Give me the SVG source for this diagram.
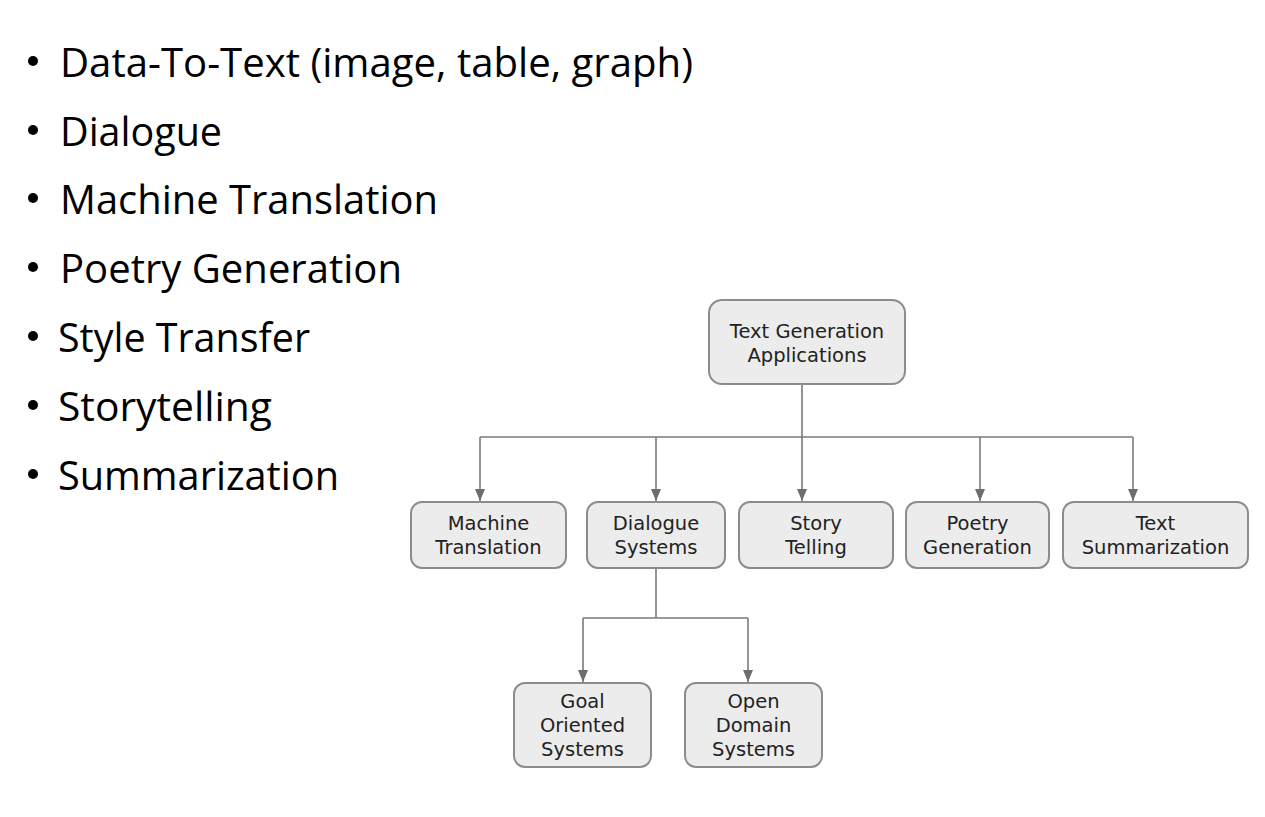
<svg xmlns="http://www.w3.org/2000/svg" width="1265" height="817" viewBox="0 0 1265 817">
<style>
.bul{font-family:"Open Sans","Liberation Sans",sans-serif;font-size:41px;fill:#000}
.dot{fill:#000}
.box{fill:#ececec;stroke:#8c8c8c;stroke-width:2}
.lbl{font-family:"DejaVu Sans","Verdana",sans-serif;font-size:19.5px;fill:#222;text-anchor:middle}
.con{fill:none;stroke:#7a7a7a;stroke-width:1.6}
</style>
<defs>
<marker id="arr" markerWidth="12" markerHeight="10" refX="12" refY="5" orient="auto" markerUnits="userSpaceOnUse" viewBox="0 0 12 10">
<path d="M0,0 L12,5 L0,10 Z" fill="#6e6e6e"/>
</marker>
</defs>
<rect width="1265" height="817" fill="#ffffff"/>
<g id="bullets">
<circle class="dot" cx="33" cy="61" r="5"/>
<text class="bul" x="60" y="77" textLength="633" lengthAdjust="spacingAndGlyphs">Data-To-Text (image, table, graph)</text>
<circle class="dot" cx="33" cy="130" r="5"/>
<text class="bul" x="60" y="146" textLength="162" lengthAdjust="spacingAndGlyphs">Dialogue</text>
<circle class="dot" cx="33" cy="198" r="5"/>
<text class="bul" x="60" y="214" textLength="378" lengthAdjust="spacingAndGlyphs">Machine Translation</text>
<circle class="dot" cx="33" cy="267" r="5"/>
<text class="bul" x="60" y="283" textLength="342" lengthAdjust="spacingAndGlyphs">Poetry Generation</text>
<circle class="dot" cx="33" cy="336" r="5"/>
<text class="bul" x="58" y="352" textLength="252" lengthAdjust="spacingAndGlyphs">Style Transfer</text>
<circle class="dot" cx="33" cy="405" r="5"/>
<text class="bul" x="58" y="421" textLength="214" lengthAdjust="spacingAndGlyphs">Storytelling</text>
<circle class="dot" cx="33" cy="474" r="5"/>
<text class="bul" x="58" y="490" textLength="281" lengthAdjust="spacingAndGlyphs">Summarization</text>
</g>
<g id="connectors">
<path class="con" d="M802,384 V437"/>
<path class="con" d="M480,437 H1133"/>
<path class="con" d="M480,437 V501" marker-end="url(#arr)"/>
<path class="con" d="M656,437 V501" marker-end="url(#arr)"/>
<path class="con" d="M802,437 V501" marker-end="url(#arr)"/>
<path class="con" d="M980,437 V501" marker-end="url(#arr)"/>
<path class="con" d="M1133,437 V501" marker-end="url(#arr)"/>
<path class="con" d="M656,568 V618"/>
<path class="con" d="M583,618 H748"/>
<path class="con" d="M583,618 V682" marker-end="url(#arr)"/>
<path class="con" d="M748,618 V682" marker-end="url(#arr)"/>
</g>
<g id="root">
<rect class="box" x="709" y="300" width="196" height="84" rx="13"/>
<text class="lbl" x="807" y="338">Text Generation</text>
<text class="lbl" x="807" y="362">Applications</text>
</g>
<g id="machine-translation">
<rect class="box" x="411" y="502" width="155" height="66" rx="11"/>
<text class="lbl" x="488.5" y="530">Machine</text>
<text class="lbl" x="488.5" y="554">Translation</text>
</g>
<g id="dialogue-systems">
<rect class="box" x="587" y="502" width="138" height="66" rx="11"/>
<text class="lbl" x="656" y="530">Dialogue</text>
<text class="lbl" x="656" y="554">Systems</text>
</g>
<g id="story-telling">
<rect class="box" x="739" y="502" width="154" height="66" rx="11"/>
<text class="lbl" x="816" y="530">Story</text>
<text class="lbl" x="816" y="554">Telling</text>
</g>
<g id="poetry-generation">
<rect class="box" x="906" y="502" width="143" height="66" rx="11"/>
<text class="lbl" x="977.5" y="530">Poetry</text>
<text class="lbl" x="977.5" y="554">Generation</text>
</g>
<g id="text-summarization">
<rect class="box" x="1063" y="502" width="185" height="66" rx="11"/>
<text class="lbl" x="1155.5" y="530">Text</text>
<text class="lbl" x="1155.5" y="554">Summarization</text>
</g>
<g id="goal-oriented-systems">
<rect class="box" x="514" y="683" width="137" height="84" rx="11"/>
<text class="lbl" x="582.5" y="708">Goal</text>
<text class="lbl" x="582.5" y="732">Oriented</text>
<text class="lbl" x="582.5" y="756">Systems</text>
</g>
<g id="open-domain-systems">
<rect class="box" x="685" y="683" width="137" height="84" rx="11"/>
<text class="lbl" x="753.5" y="708">Open</text>
<text class="lbl" x="753.5" y="732">Domain</text>
<text class="lbl" x="753.5" y="756">Systems</text>
</g>
</svg>
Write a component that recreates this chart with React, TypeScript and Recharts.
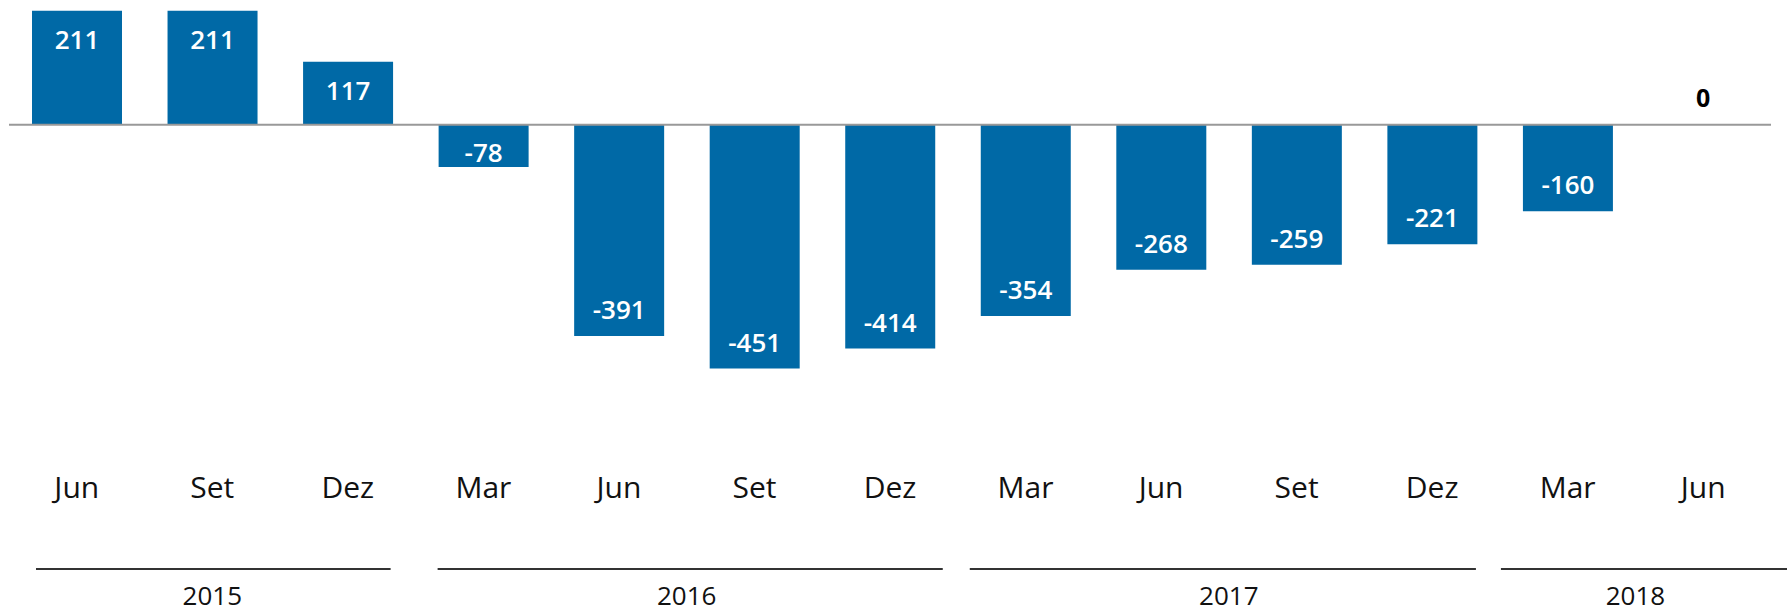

# [Exercise task]
Copy out all of the material exactly as written, without its pictures.

# [Solution below]
Give me the SVG source for this diagram.
<svg xmlns="http://www.w3.org/2000/svg" width="1265" height="817" viewBox="0 0 1265 817">
<style>
.bul{font-family:"Open Sans","Liberation Sans",sans-serif;font-size:41px;fill:#000}
.dot{fill:#000}
.box{fill:#ececec;stroke:#8c8c8c;stroke-width:2}
.lbl{font-family:"DejaVu Sans","Verdana",sans-serif;font-size:19.5px;fill:#222;text-anchor:middle}
.con{fill:none;stroke:#7a7a7a;stroke-width:1.6}
</style>
<defs>
<marker id="arr" markerWidth="12" markerHeight="10" refX="12" refY="5" orient="auto" markerUnits="userSpaceOnUse" viewBox="0 0 12 10">
<path d="M0,0 L12,5 L0,10 Z" fill="#6e6e6e"/>
</marker>
</defs>
<rect width="1265" height="817" fill="#ffffff"/>
<g id="bullets">
<circle class="dot" cx="33" cy="61" r="5"/>
<text class="bul" x="60" y="77" textLength="633" lengthAdjust="spacingAndGlyphs">Data-To-Text (image, table, graph)</text>
<circle class="dot" cx="33" cy="130" r="5"/>
<text class="bul" x="60" y="146" textLength="162" lengthAdjust="spacingAndGlyphs">Dialogue</text>
<circle class="dot" cx="33" cy="198" r="5"/>
<text class="bul" x="60" y="214" textLength="378" lengthAdjust="spacingAndGlyphs">Machine Translation</text>
<circle class="dot" cx="33" cy="267" r="5"/>
<text class="bul" x="60" y="283" textLength="342" lengthAdjust="spacingAndGlyphs">Poetry Generation</text>
<circle class="dot" cx="33" cy="336" r="5"/>
<text class="bul" x="58" y="352" textLength="252" lengthAdjust="spacingAndGlyphs">Style Transfer</text>
<circle class="dot" cx="33" cy="405" r="5"/>
<text class="bul" x="58" y="421" textLength="214" lengthAdjust="spacingAndGlyphs">Storytelling</text>
<circle class="dot" cx="33" cy="474" r="5"/>
<text class="bul" x="58" y="490" textLength="281" lengthAdjust="spacingAndGlyphs">Summarization</text>
</g>
<g id="connectors">
<path class="con" d="M802,384 V437"/>
<path class="con" d="M480,437 H1133"/>
<path class="con" d="M480,437 V501" marker-end="url(#arr)"/>
<path class="con" d="M656,437 V501" marker-end="url(#arr)"/>
<path class="con" d="M802,437 V501" marker-end="url(#arr)"/>
<path class="con" d="M980,437 V501" marker-end="url(#arr)"/>
<path class="con" d="M1133,437 V501" marker-end="url(#arr)"/>
<path class="con" d="M656,568 V618"/>
<path class="con" d="M583,618 H748"/>
<path class="con" d="M583,618 V682" marker-end="url(#arr)"/>
<path class="con" d="M748,618 V682" marker-end="url(#arr)"/>
</g>
<g id="root">
<rect class="box" x="709" y="300" width="196" height="84" rx="13"/>
<text class="lbl" x="807" y="338">Text Generation</text>
<text class="lbl" x="807" y="362">Applications</text>
</g>
<g id="machine-translation">
<rect class="box" x="411" y="502" width="155" height="66" rx="11"/>
<text class="lbl" x="488.5" y="530">Machine</text>
<text class="lbl" x="488.5" y="554">Translation</text>
</g>
<g id="dialogue-systems">
<rect class="box" x="587" y="502" width="138" height="66" rx="11"/>
<text class="lbl" x="656" y="530">Dialogue</text>
<text class="lbl" x="656" y="554">Systems</text>
</g>
<g id="story-telling">
<rect class="box" x="739" y="502" width="154" height="66" rx="11"/>
<text class="lbl" x="816" y="530">Story</text>
<text class="lbl" x="816" y="554">Telling</text>
</g>
<g id="poetry-generation">
<rect class="box" x="906" y="502" width="143" height="66" rx="11"/>
<text class="lbl" x="977.5" y="530">Poetry</text>
<text class="lbl" x="977.5" y="554">Generation</text>
</g>
<g id="text-summarization">
<rect class="box" x="1063" y="502" width="185" height="66" rx="11"/>
<text class="lbl" x="1155.5" y="530">Text</text>
<text class="lbl" x="1155.5" y="554">Summarization</text>
</g>
<g id="goal-oriented-systems">
<rect class="box" x="514" y="683" width="137" height="84" rx="11"/>
<text class="lbl" x="582.5" y="708">Goal</text>
<text class="lbl" x="582.5" y="732">Oriented</text>
<text class="lbl" x="582.5" y="756">Systems</text>
</g>
<g id="open-domain-systems">
<rect class="box" x="685" y="683" width="137" height="84" rx="11"/>
<text class="lbl" x="753.5" y="708">Open</text>
<text class="lbl" x="753.5" y="732">Domain</text>
<text class="lbl" x="753.5" y="756">Systems</text>
</g>
</svg>
Write a component that recreates this chart with React, TypeScript and Recharts.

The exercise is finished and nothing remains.